In the Virginia case the language of the reservation in a deed from Ervin to Sheets was as follows:
"The timber upon this tract of land was sold to E.M. Arbogast by E.N. Ervin and is therefore reserved by the party of the first part in this deed."
The court held that the use of the word "therefore" in the deed to Sheets indicated that the reservation was for the benefit of Arbogast only, and evidenced an intention on the part of the grantor that the title should pass under the deed to all timber on the land other than that which Arbogast should cut and remove therefrom.
Neither of these cases are in point here.

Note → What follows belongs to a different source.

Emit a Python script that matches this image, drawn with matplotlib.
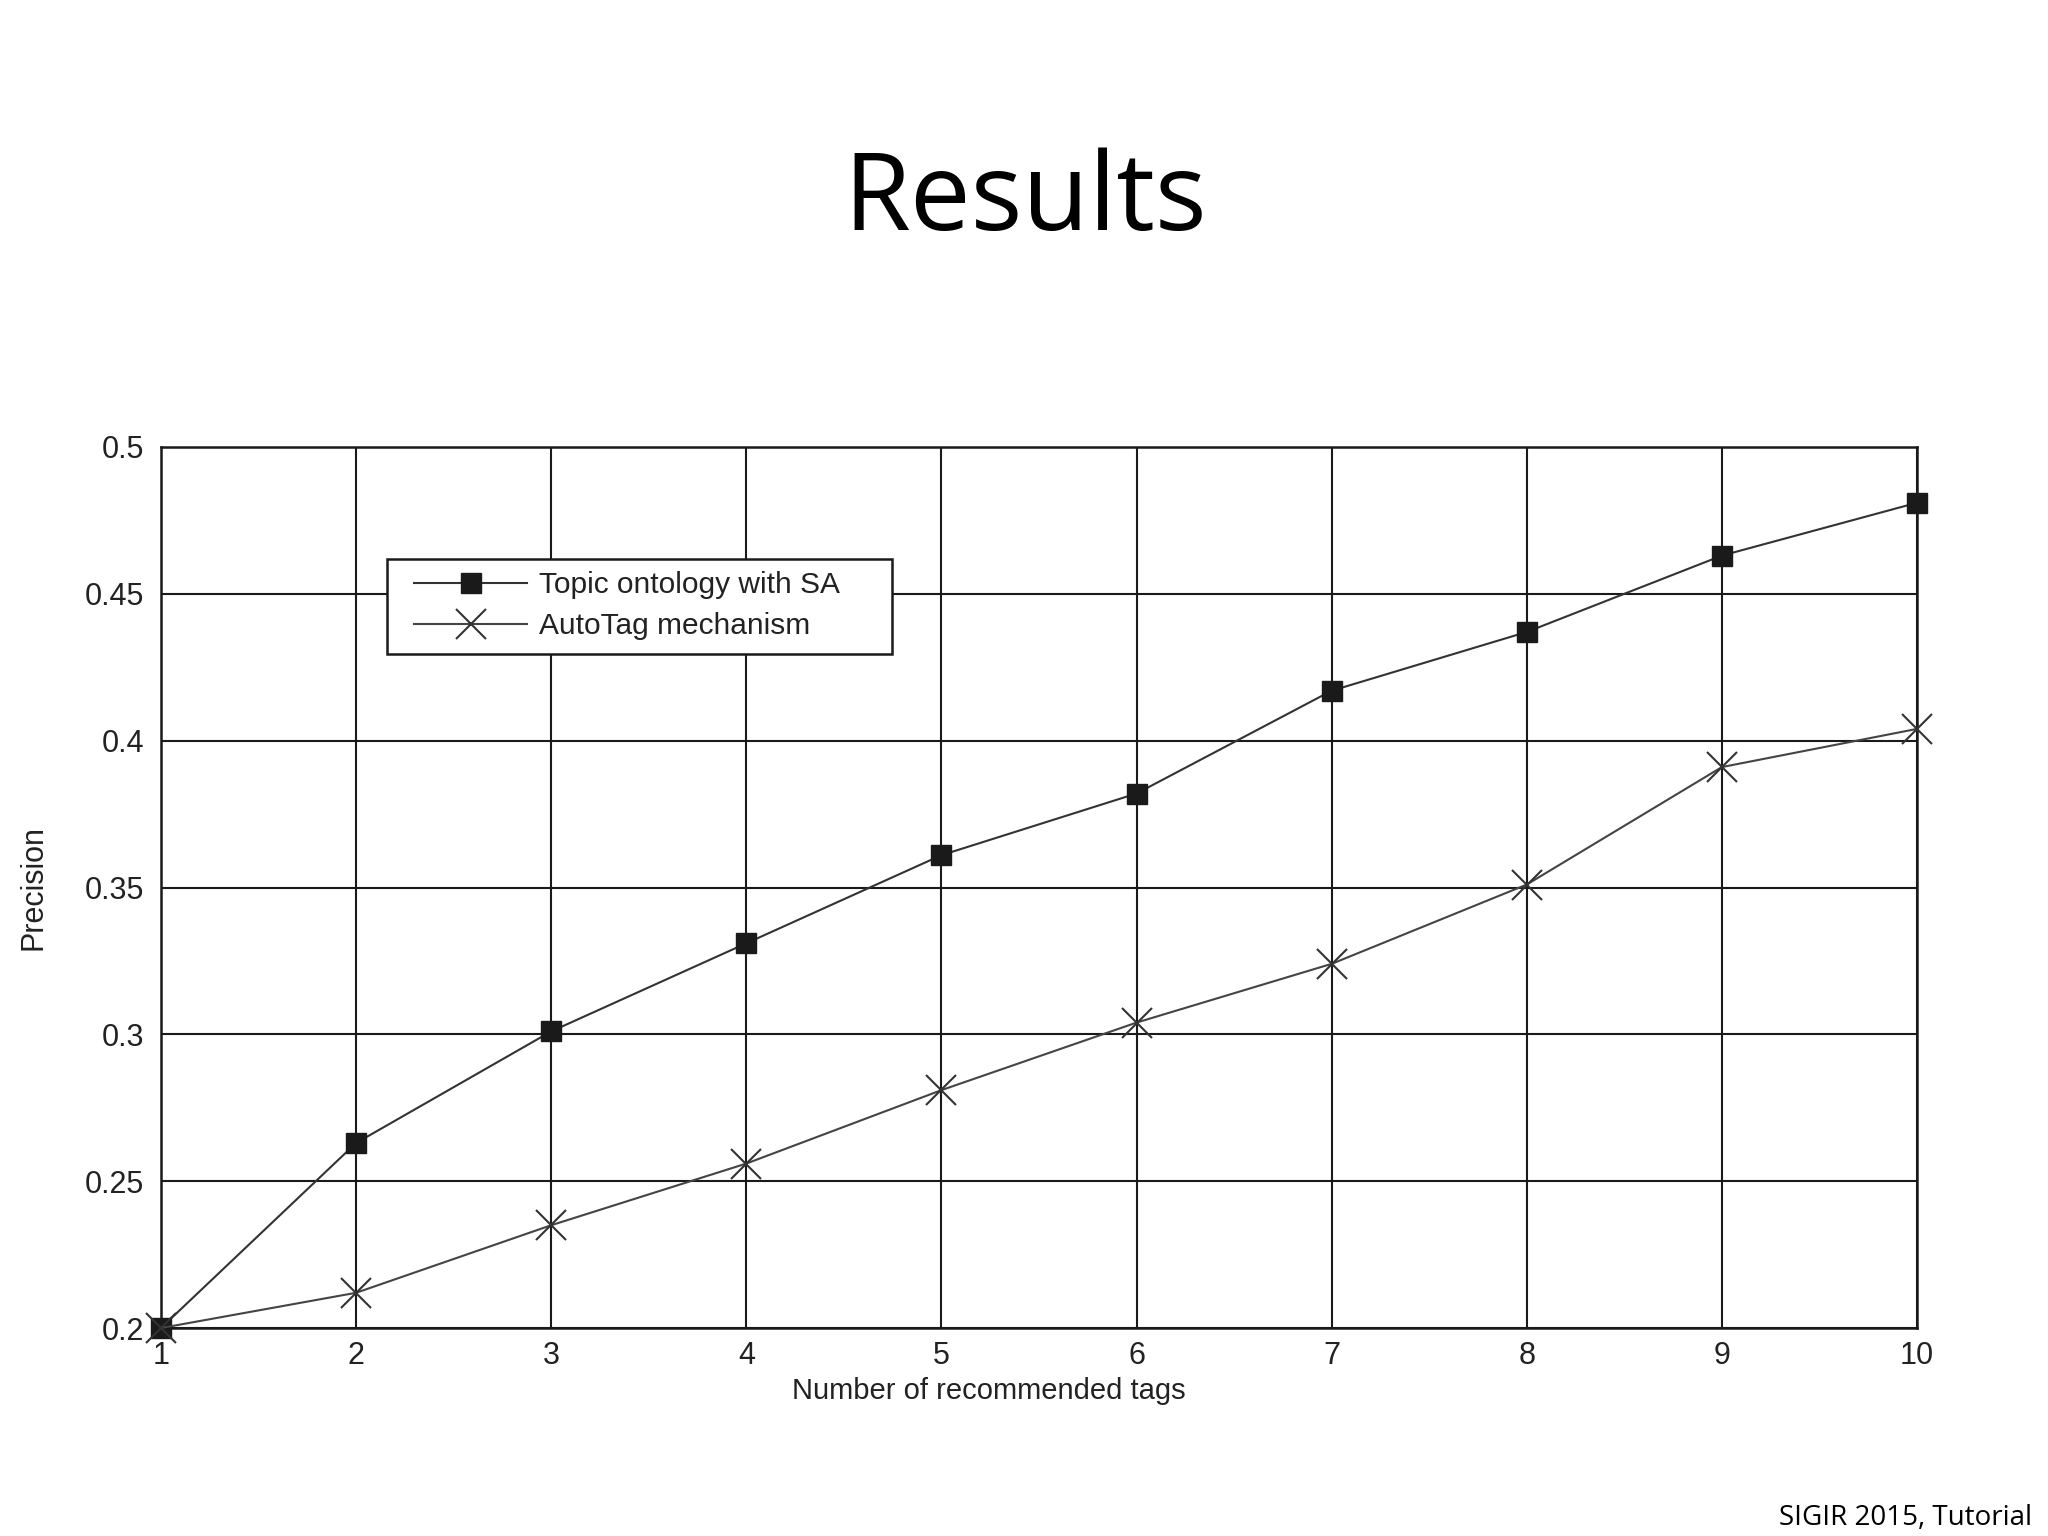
import matplotlib.pyplot as plt
from matplotlib.patches import Rectangle

# values
tags = [1, 2, 3, 4, 5, 6, 7, 8, 9, 10]
topic_sa = [0.200, 0.263, 0.301, 0.331, 0.361, 0.382, 0.417, 0.437, 0.463, 0.481]
autotag = [0.200, 0.212, 0.235, 0.256, 0.281, 0.304, 0.324, 0.351, 0.391, 0.404]
y_ticks = [0.2, 0.25, 0.3, 0.35, 0.4, 0.45, 0.5]
y_labels = ['0.2', '0.25', '0.3', '0.35', '0.4', '0.45', '0.5']

plt.rcParams['font.family'] = ['Liberation Sans', 'DejaVu Sans']

fig = plt.figure(figsize=(20.48, 15.36), dpi=100)
ax = fig.add_axes([0.0786, 0.1354, 0.9360 - 0.0786, 0.709 - 0.1354])

ax.plot(tags, topic_sa, color='#333333', lw=1.5, marker='s', ms=14,
        mfc='#1a1a1a', mec='#1a1a1a', label='Topic ontology with SA',
        zorder=3, clip_on=False)
ax.plot(tags, autotag, color='#444444', lw=1.5, marker='x', ms=22, mew=1.5,
        mec='#333333', label='AutoTag mechanism', zorder=3, clip_on=False)

ax.set_xlim(1, 10)
ax.set_ylim(0.2, 0.5)
ax.set_xticks(tags)
ax.set_yticks(y_ticks)
ax.set_yticklabels(y_labels)
ax.grid(True, color='#1a1a1a', lw=1.5)
ax.set_axisbelow(True)
for s in ax.spines.values():
    s.set_linewidth(1.8)
    s.set_color('#1a1a1a')
ax.tick_params(axis='both', length=0, labelsize=22, colors='#222222')
ax.tick_params(axis='x', pad=9)
ax.tick_params(axis='y', pad=12)

fig.text(0.483, 1 - 1391 / 1536, 'Number of recommended tags', fontsize=21,
         ha='center', va='center', color='#222222')
fig.text(33 / 2048, 1 - 888 / 1536, 'Precision', fontsize=22, rotation=90,
         ha='center', va='center', color='#222222')

# legend box drawn separately so it can be as wide as the original
box = Rectangle((387 / 2048, 1 - 654 / 1536), (892 - 387) / 2048, (654 - 559) / 1536,
                transform=fig.transFigure, facecolor='white', edgecolor='#1a1a1a',
                lw=1.8, zorder=4, clip_on=False)
ax.add_patch(box)
leg = ax.legend(loc='upper left', bbox_to_anchor=(405 / 2048, 1 - 562 / 1536),
                bbox_transform=fig.transFigure, borderaxespad=0, fontsize=21.5,
                handlelength=3.8, frameon=False, borderpad=0.3,
                labelspacing=0.45, handletextpad=0.4)
leg.set_zorder(6)
for t in leg.get_texts():
    t.set_color('#222222')

fig.text(1025 / 2048, 1 - 202 / 1536, 'Results', fontsize=78,
         family=['Open Sans', 'DejaVu Sans'], ha='center', va='center')
fig.text(2032 / 2048, 1 - 1525 / 1536, 'SIGIR 2015, Tutorial', fontsize=20,
         family=['Open Sans', 'DejaVu Sans'], ha='right', va='baseline')

fig.savefig('out.png', dpi=100, facecolor='white')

Another question for decision is: Is the timber sold by James A. Wheat and wife to the New Orleans Naval Stores Company included in the description of the property conveyed by J.S. Wheat to B.F. Wheat? That the timber was not included therein will appear from a comparison of this reservation with the reservation in the deed from James A. Wheat and wife to their five sons, and applying what we have heretofore said relative thereto.
It follows from the foregoing views that the timber on the land reverted to James A. Wheat and his wife when the time limited for the cutting and removal thereof in their deed to the New Orleans Naval Stores Company expired, and on their death passed from them to their heirs at law.